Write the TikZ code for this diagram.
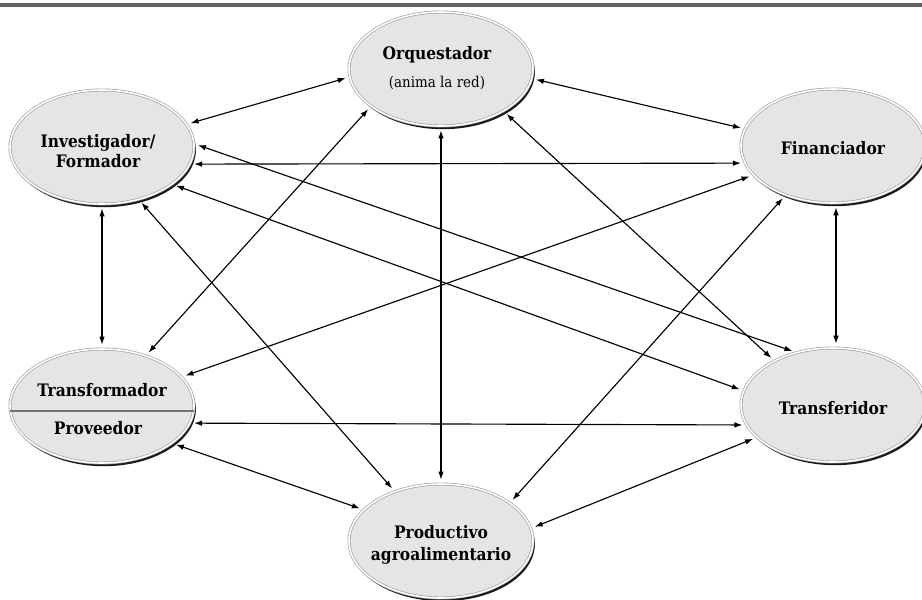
\documentclass[tikz,border=0pt]{standalone}
\usepackage{fontspec}
\setmainfont[FakeStretch=0.9]{DejaVu Serif}
\usetikzlibrary{shapes.geometric,shadows,arrows.meta}

\begin{document}
\begin{tikzpicture}[x=0.75pt, y=-0.75pt,
        actor/.style={ellipse, minimum width=138pt, minimum height=85.5pt, inner sep=0pt,
            fill=gray!20, draw=gray!75, line width=0.5pt, double=white, double distance=1.2pt,
            drop shadow={shadow xshift=1.4pt, shadow yshift=-2.4pt, fill=black!90, opacity=1}},
        rol/.style={font=\bfseries\fontsize{12.9}{15}\selectfont, align=center, inner sep=0pt},
        note/.style={font=\fontsize{11.2}{13}\selectfont, inner sep=0pt},
        link/.style={{Latex[length=6pt,width=4.2pt]}-{Latex[length=6pt,width=4.2pt]},
            line width=0.85pt, shorten <=3pt, shorten >=3pt}]
    \useasboundingbox (0,0) rectangle (922,600);
    \draw[black!62, line width=3pt] (0,5) -- (922,5);

    \node[actor] (orq) at (441,69) {};
    \node[actor] (inv) at (102,147) {};
    \node[actor] (fin) at (833,146) {};
    \node[actor] (trf) at (102,406) {};
    \node[actor] (tra) at (833,405) {};
    \node[actor] (pro) at (441,541) {};
    \draw[black!55, line width=2.2pt] ([yshift=-3.75pt]trf.west) -- ([yshift=-3.75pt]trf.east);

    \node[rol] (orq-a) at (437,55) {Orquestador};
    \node[note] (orq-b) at (437,83) {(anima la red)};
    \node[rol] (inv-t) at (98,151) {Investigador/\\Formador};
    \node[rol] (fin-t) at (833,148) {Financiador};
    \node[rol] (trf-a) at (102,390) {Transformador};
    \node[rol] (trf-b) at (98,428) {Proveedor};
    \node[rol] (tra-t) at (833,408) {Transferidor};
    \node[rol] (pro-t) at (441,545) {Productivo\\[1pt]agroalimentario};

    \draw[link] (orq.185) -- (inv.15);
    \draw[link] (orq.-6) -- (fin.169);
    \draw[link] (inv.-11) -- (fin.191);
    \draw[link] (inv.2) -- (tra.125);
    \draw[link] (inv.-28) -- (tra.171);
    \draw[link] (inv.-55) -- (pro.133);
    \draw[link] (inv.-90) -- (trf.90);
    \draw[link] (orq.208) -- (trf.49);
    \draw[link] (orq.-90) -- (pro.90);
    \draw[link] (orq.-34) -- (tra.143);
    \draw[link] (fin.200) -- (trf.20);
    \draw[link] (fin.-87) -- (tra.87);
    \draw[link] (fin.226) -- (pro.29);
    \draw[link] (trf.-11.5) -- (tra.-167);
    \draw[link] (trf.-28) -- (pro.158);
    \draw[link] (tra.203) -- (pro.8);
\end{tikzpicture}
\end{document}
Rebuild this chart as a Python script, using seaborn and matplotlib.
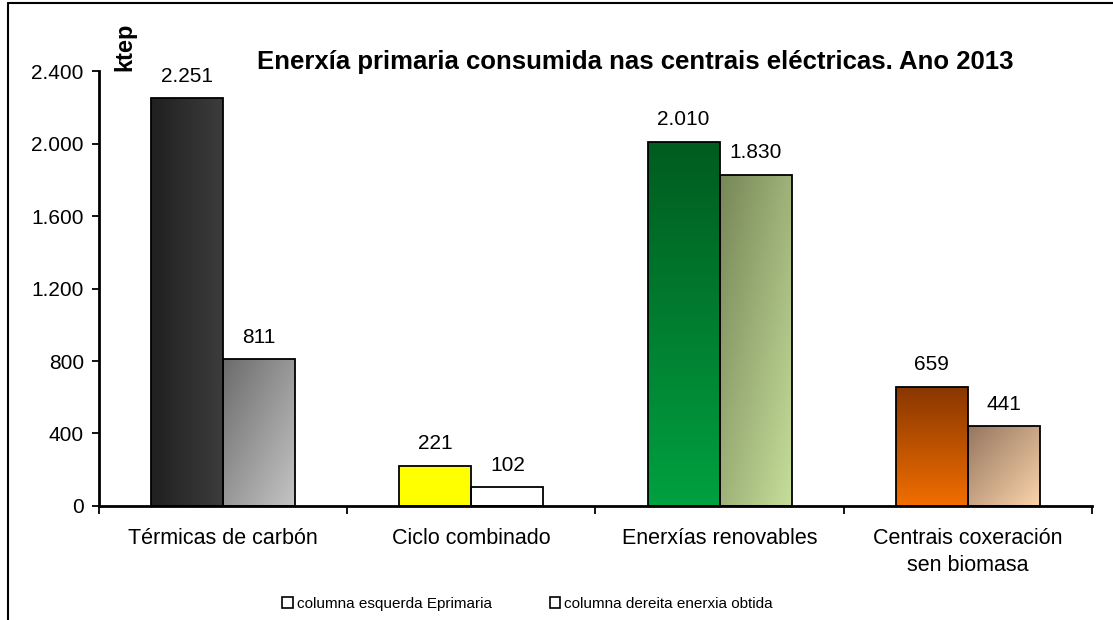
import numpy as np
import pandas as pd
import matplotlib
matplotlib.use("Agg")
import matplotlib.pyplot as plt
import matplotlib.colors as mcolors
from matplotlib.patches import Patch
from matplotlib.lines import Line2D
from matplotlib.ticker import FixedLocator, FuncFormatter
import seaborn as sns

categories = ["Térmicas de carbón", "Ciclo combinado", "Enerxías renovables",
              "Centrais coxeración\nsen biomasa"]
primaria = [2251, 221, 2010, 659]
obtida = [811, 102, 1830, 441]
series = ["columna esquerda Eprimaria", "columna dereita enerxia obtida"]

title = "Enerxía primaria consumida nas centrais eléctricas. Ano 2013"
unit = "ktep"
yticks = [0, 400, 800, 1200, 1600, 2000, 2400]

# gradient fills per bar: (start colour, end colour, direction)
fills_left = [("#202020", "#3c3c3c", "h"), ("#ffff00", "#ffff00", "h"),
              ("#005c20", "#00a040", "v"), ("#883600", "#f26e00", "v")]
fills_right = [("#6c6c6c", "#c4c4c4", "d"), ("#ffffff", "#ffffff", "h"),
               ("#778758", "#c6de9a", "d"), ("#967660", "#fad4aa", "d")]

df = pd.DataFrame({
    "categoria": categories * 2,
    "serie": [series[0]] * 4 + [series[1]] * 4,
    "valor": primaria + obtida,
})

sns.set_style("white")
plt.rcParams["font.family"] = ["Liberation Sans", "DejaVu Sans"]
plt.rcParams["text.color"] = "black"
plt.rcParams["xtick.color"] = "black"
plt.rcParams["ytick.color"] = "black"

fig = plt.figure(figsize=(11.13, 6.2), dpi=100)
ax = fig.add_axes([0.089, 0.184, 0.892, 0.701])

sns.barplot(data=df, x="categoria", y="valor", hue="serie", order=categories,
            hue_order=series, width=0.58, gap=0, dodge=True, ax=ax,
            edgecolor="black", linewidth=1.3, legend=False, errorbar=None)


def fill_gradient(patch, c0, c1, mode):
    x0, y0 = patch.get_x(), patch.get_y()
    w, h = patch.get_width(), patch.get_height()
    u = np.linspace(0, 1, 80)
    xx, yy = np.meshgrid(u, u)
    if mode == "h":
        t = xx
    elif mode == "v":
        t = yy
    else:
        t = (xx + yy) / 2
    a = np.array(mcolors.to_rgb(c0))
    b = np.array(mcolors.to_rgb(c1))
    img = a + t[..., None] * (b - a)
    im = ax.imshow(img, extent=(x0, x0 + w, y0, y0 + h), origin="upper",
                   aspect="auto", interpolation="bilinear",
                   zorder=patch.get_zorder() - 0.05)
    im.set_clip_path(patch)
    patch.set_facecolor("none")


for cont, fills in zip(ax.containers, [fills_left, fills_right]):
    for patch, (c0, c1, mode), val in zip(cont.patches, fills, cont.datavalues):
        fill_gradient(patch, c0, c1, mode)
        ax.annotate(f"{int(val):,}".replace(",", "."),
                    (patch.get_x() + patch.get_width() / 2, val),
                    xytext=(0, 9), textcoords="offset points",
                    ha="center", va="bottom", fontsize=15)

ax.set_xlim(-0.5, 3.5)
ax.set_ylim(0, 2400)
ax.yaxis.set_major_locator(FixedLocator(yticks))
ax.yaxis.set_major_formatter(FuncFormatter(lambda v, p: f"{int(v):,}".replace(",", ".")))
ax.xaxis.set_minor_locator(FixedLocator([-0.5, 0.5, 1.5, 2.5, 3.5]))
ax.tick_params(axis="y", which="major", direction="out", length=5, width=1.3,
               labelsize=15, pad=6, left=True)
ax.tick_params(axis="x", which="major", length=0, labelsize=15.5, pad=16)
ax.tick_params(axis="x", which="minor", direction="out", length=6, width=1.3,
               bottom=True)
for lab in ax.get_xticklabels():
    lab.set_linespacing(1.35)
ax.set_xlabel("")
ax.set_ylabel("")
for side in ["top", "right"]:
    ax.spines[side].set_visible(False)
for side in ["left", "bottom"]:
    ax.spines[side].set_linewidth(2)
    ax.spines[side].set_color("black")

fig.text(0.571, 0.9, title, ha="center", va="center", fontsize=18.5,
         fontweight="bold")
fig.text(0.112, 0.924, unit, rotation=90, ha="center", va="center",
         fontsize=17, fontweight="bold")

handles = [Patch(facecolor="white", edgecolor="black", linewidth=1.2) for _ in series]
fig.legend(handles, series, loc="center", bbox_to_anchor=(0.474, 0.026), ncol=2,
           frameon=False, fontsize=11, handlelength=0.7, handleheight=0.7,
           handletextpad=0.25, columnspacing=3.8, borderpad=0)

# outer frame (left and top edges visible)
fig.add_artist(Line2D([8 / 1113, 8 / 1113], [0, 1 - 3 / 620], transform=fig.transFigure,
                      color="black", linewidth=1.5))
fig.add_artist(Line2D([8 / 1113, 1], [1 - 3 / 620, 1 - 3 / 620], transform=fig.transFigure,
                      color="black", linewidth=1.5))

fig.savefig("out.png", dpi=100)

____________

> [What is required]:
Skip all pictures. Retype exactly the span whose first line is the one with "Rebuild this chart" and whose last line is the one with "yticks = [0, 400, 800, 1200, 1600, 2000, 2400]".

> [Result of the exercise]:
Rebuild this chart as a Python script, using seaborn and matplotlib.
import numpy as np
import pandas as pd
import matplotlib
matplotlib.use("Agg")
import matplotlib.pyplot as plt
import matplotlib.colors as mcolors
from matplotlib.patches import Patch
from matplotlib.lines import Line2D
from matplotlib.ticker import FixedLocator, FuncFormatter
import seaborn as sns

categories = ["Térmicas de carbón", "Ciclo combinado", "Enerxías renovables",
              "Centrais coxeración\nsen biomasa"]
primaria = [2251, 221, 2010, 659]
obtida = [811, 102, 1830, 441]
series = ["columna esquerda Eprimaria", "columna dereita enerxia obtida"]

title = "Enerxía primaria consumida nas centrais eléctricas. Ano 2013"
unit = "ktep"
yticks = [0, 400, 800, 1200, 1600, 2000, 2400]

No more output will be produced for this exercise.